Pressions climatiques et vulnérabilités sociales
Chaque année, la montée des eaux du fleuve provoque des inondations dans les quartiers périphériques de Brazzaville, affectant plus de 100 000 personnes en 2022, selon le Bureau de coordination des affaires humanitaires des Nations Unies. L’érosion des sols dans les savanes du Sud-Ouest menace les cultures de manioc, tandis que la raréfaction des pluies dans la zone des Plateaux fragilise les éleveurs. Face à ces risques, le gouvernement a adopté un Plan national d’adaptation visant la restauration de 15 000 hectares de mangroves d’ici 2030. Les ONG locales plaident toutefois pour un meilleur contrôle des concessions forestières et une décentralisation accrue de la gestion des risques climatiques.
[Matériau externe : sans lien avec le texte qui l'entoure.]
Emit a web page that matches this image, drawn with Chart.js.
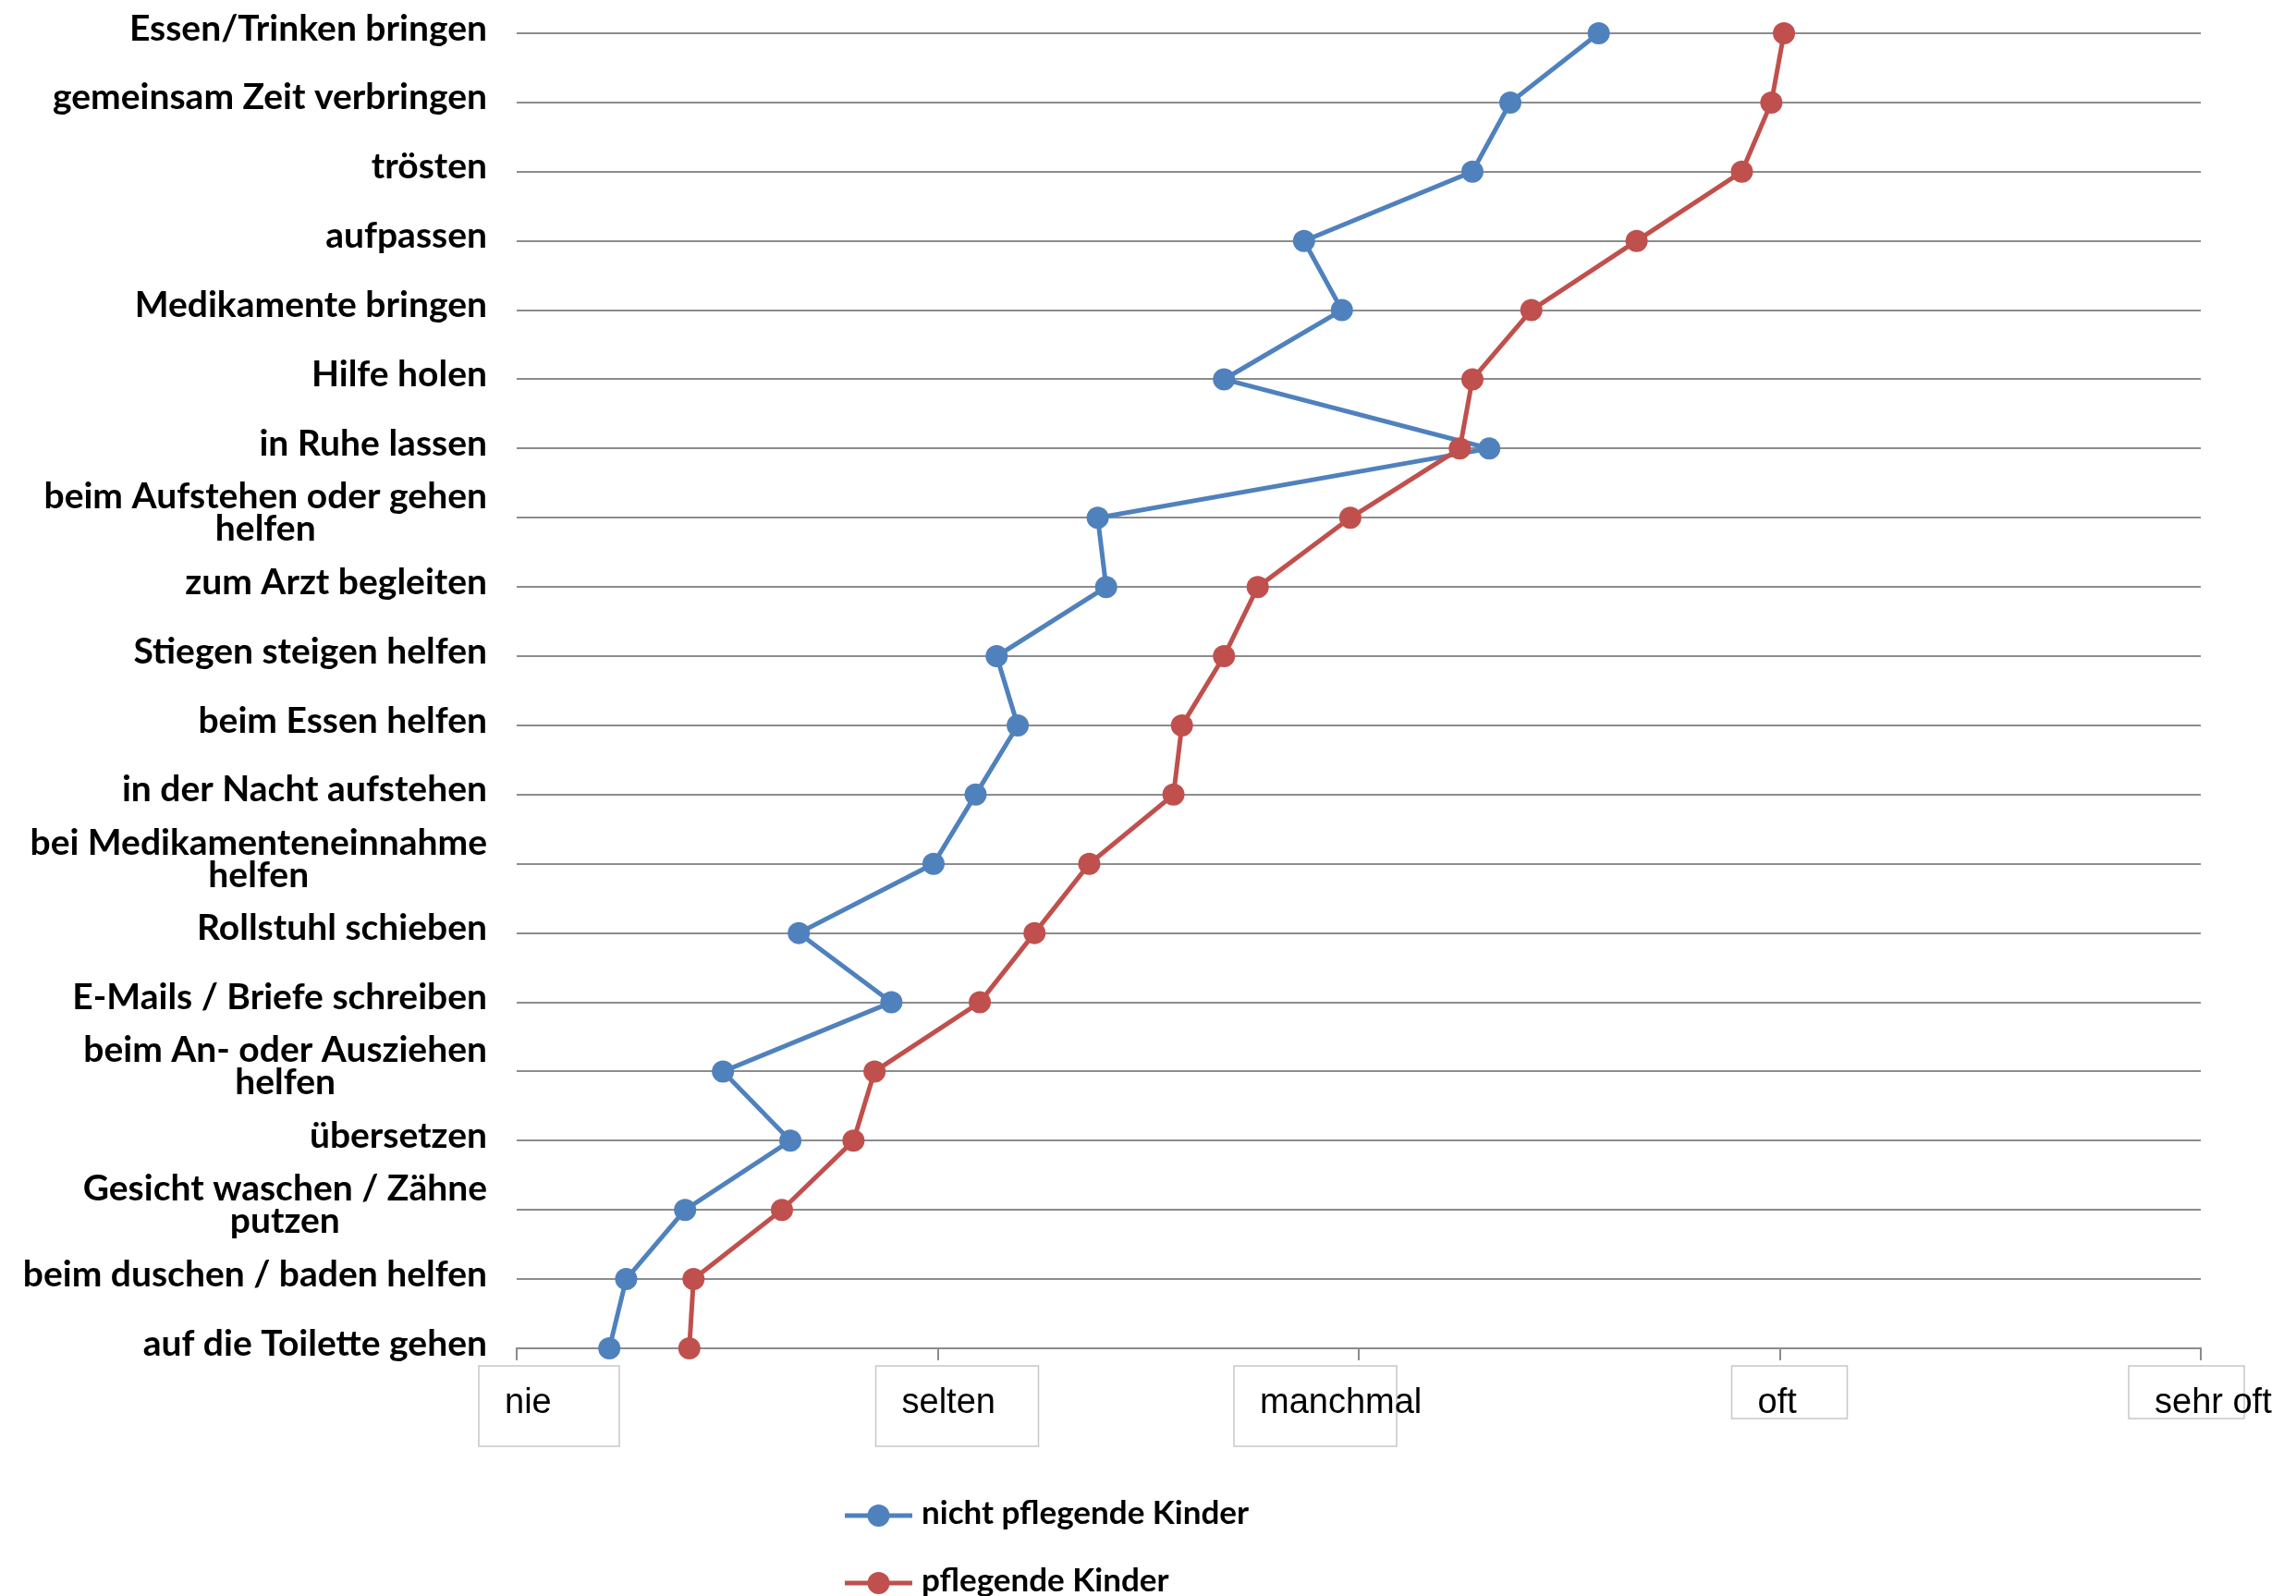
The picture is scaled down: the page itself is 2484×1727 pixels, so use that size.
<!DOCTYPE html>
<html>
<head>
<meta charset="utf-8">
<script src="https://cdn.jsdelivr.net/npm/chart.js@4.4.1/dist/chart.umd.min.js"></script>
<style>
  html, body { margin: 0; padding: 0; background: #ffffff; }
  #wrap { width: 2484px; height: 1727px; }
</style>
</head>
<body>
<div id="wrap"><canvas id="chart" width="2484" height="1727"></canvas></div>
<script>
// Tätigkeiten (top to bottom); multi-line labels are arrays of lines
const activities = [
  ['Essen/Trinken bringen'],
  ['gemeinsam Zeit verbringen'],
  ['trösten'],
  ['aufpassen'],
  ['Medikamente bringen'],
  ['Hilfe holen'],
  ['in Ruhe lassen'],
  ['beim Aufstehen oder gehen', 'helfen'],
  ['zum Arzt begleiten'],
  ['Stiegen steigen helfen'],
  ['beim Essen helfen'],
  ['in der Nacht aufstehen'],
  ['bei Medikamenteneinnahme', 'helfen'],
  ['Rollstuhl schieben'],
  ['E-Mails / Briefe schreiben'],
  ['beim An- oder Ausziehen', 'helfen'],
  ['übersetzen'],
  ['Gesicht waschen / Zähne', 'putzen'],
  ['beim duschen / baden helfen'],
  ['auf die Toilette gehen']
];

// mean frequency, 1 = nie ... 5 = sehr oft
const nichtPflegendeKinder = [3.57, 3.36, 3.27, 2.87, 2.96, 2.68, 3.31, 2.38, 2.40, 2.14,
                              2.19, 2.09, 1.99, 1.67, 1.89, 1.49, 1.65, 1.40, 1.26, 1.22];
const pflegendeKinder      = [4.01, 3.98, 3.91, 3.66, 3.41, 3.27, 3.24, 2.98, 2.76, 2.68,
                              2.58, 2.56, 2.36, 2.23, 2.10, 1.85, 1.80, 1.63, 1.42, 1.41];

const frequencyLabels = ['nie', 'selten', 'manchmal', 'oft', 'sehr oft'];
const seriesNames = ['nicht pflegende Kinder', 'pflegende Kinder'];

const BLUE = '#4F81BD';
const RED = '#C0504D';
const GRID = '#8c8c8c';
const CATEGORY_FONT = 'bold 39px Lato, "Open Sans", sans-serif';
const LEGEND_FONT = 'bold 35px Lato, "Open Sans", sans-serif';
const FREQ_FONT = '38px "Liberation Sans", Arial, sans-serif';

// text boxes holding the frequency labels: offset from the tick, width, height
const labelFrames = [
  { dx: -41, w: 152, h: 87 },
  { dx: -67, w: 176, h: 87 },
  { dx: -135, w: 176, h: 87 },
  { dx: -52, w: 125, h: 57 },
  { dx: -78, w: 125, h: 57 }
];

// category labels: first line right-aligned, further lines centred under it
const activityLabels = {
  id: 'activityLabels',
  afterDraw(chart) {
    const ctx = chart.ctx;
    const yScale = chart.scales.y;
    const right = chart.chartArea.left - 32;
    const lineH = 35;
    ctx.save();
    ctx.font = CATEGORY_FONT;
    ctx.fillStyle = '#000000';
    ctx.textAlign = 'center';
    ctx.textBaseline = 'middle';
    chart.data.labels.forEach((lines, i) => {
      const y = yScale.getPixelForTick(i);
      const maxW = Math.max(...lines.map(l => ctx.measureText(l).width));
      const cx = right - maxW / 2;
      lines.forEach((line, j) => {
        ctx.fillText(line, cx, y + (j - (lines.length - 1) / 2) * lineH - 5);
      });
    });
    ctx.restore();
  }
};

// frequency labels, each left-aligned inside its own thin box under the tick
const frequencyBoxes = {
  id: 'frequencyBoxes',
  afterDraw(chart) {
    const ctx = chart.ctx;
    const xScale = chart.scales.x;
    const top = chart.chartArea.bottom + 19;
    ctx.save();
    ctx.strokeStyle = '#c8c8c8';
    ctx.lineWidth = 1.5;
    ctx.font = FREQ_FONT;
    ctx.fillStyle = '#000000';
    ctx.textAlign = 'left';
    ctx.textBaseline = 'middle';
    xScale.ticks.forEach((t, i) => {
      const f = labelFrames[i];
      if (!f) return;
      const x = xScale.getPixelForValue(t.value) + f.dx;
      ctx.strokeRect(x, top, f.w, f.h);
      ctx.fillText(frequencyLabels[t.value - 1], x + 28, top + 41);
    });
    ctx.restore();
  }
};

// legend stacked vertically below the axis
const stackedLegend = {
  id: 'stackedLegend',
  afterDraw(chart) {
    const ctx = chart.ctx;
    const x0 = 914, x1 = 987, top = 1640, step = 73;
    ctx.save();
    chart.data.datasets.forEach((ds, i) => {
      const y = top + i * step;
      ctx.strokeStyle = ds.borderColor;
      ctx.lineWidth = 5;
      ctx.beginPath();
      ctx.moveTo(x0, y);
      ctx.lineTo(x1, y);
      ctx.stroke();
      ctx.fillStyle = ds.borderColor;
      ctx.beginPath();
      ctx.arc((x0 + x1) / 2, y, 12, 0, Math.PI * 2);
      ctx.fill();
      ctx.fillStyle = '#000000';
      ctx.font = LEGEND_FONT;
      ctx.textAlign = 'left';
      ctx.textBaseline = 'middle';
      ctx.fillText(ds.label, x1 + 10, y - 2);
    });
    ctx.restore();
  }
};

new Chart(document.getElementById('chart'), {
  type: 'line',
  data: {
    labels: activities,
    datasets: [
      {
        label: seriesNames[0],
        data: nichtPflegendeKinder,
        borderColor: BLUE,
        backgroundColor: BLUE,
        pointBackgroundColor: BLUE,
        order: 1
      },
      {
        label: seriesNames[1],
        data: pflegendeKinder,
        borderColor: RED,
        backgroundColor: RED,
        pointBackgroundColor: RED,
        order: 0
      }
    ]
  },
  options: {
    indexAxis: 'y',
    responsive: false,
    animation: false,
    devicePixelRatio: 1,
    clip: false,
    layout: { padding: { left: 0, right: 103, top: 36, bottom: 0 } },
    elements: {
      line: { borderWidth: 5, tension: 0, fill: false },
      point: { radius: 12, borderWidth: 0, hoverRadius: 12 }
    },
    plugins: {
      legend: { display: false },
      tooltip: { enabled: false }
    },
    scales: {
      y: {
        type: 'category',
        position: 'left',
        offset: false,
        grid: { color: GRID, lineWidth: 2, drawTicks: false },
        border: { display: false },
        ticks: { display: false },
        afterFit(scale) { scale.width = 559; }
      },
      x: {
        type: 'linear',
        position: 'bottom',
        min: 1,
        max: 5,
        grid: { drawOnChartArea: false, drawTicks: true, tickLength: 13, color: GRID, lineWidth: 2 },
        border: { display: true, color: GRID, width: 2 },
        ticks: { stepSize: 1, display: false },
        afterFit(scale) { scale.height = 268; }
      }
    }
  },
  plugins: [frequencyBoxes, activityLabels, stackedLegend]
});
</script>
</body>
</html>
Entre rente, réformes et transition verte, un délicat exercice d’équilibriste
L’avenir du Congo-Brazzaville se joue dans la capacité de l’État à transformer sa rente pétrolière en investissements productifs tout en honorant les engagements climatiques qui fondent désormais sa crédibilité internationale. La marge de manœuvre est étroite : l’assainissement budgétaire exigé par le FMI coexiste avec des attentes sociales élevées, perceptibles dans la croissance démographique urbaine. Sur le plan diplomatique, Brazzaville entend prolonger son rôle de médiateur dans les crises régionales, capitalisant sur une neutralité relative. Dans les couloirs de l’Union africaine, un conseiller confie que « la voix du Congo pèse souvent davantage que sa taille, justement parce qu’elle demeure mesurée ». À l’horizon 2030, l’équilibre entre stabilité politique, diversification économique et leadership environnemental déterminera la place que le pays occupera dans l’architecture africaine et mondiale.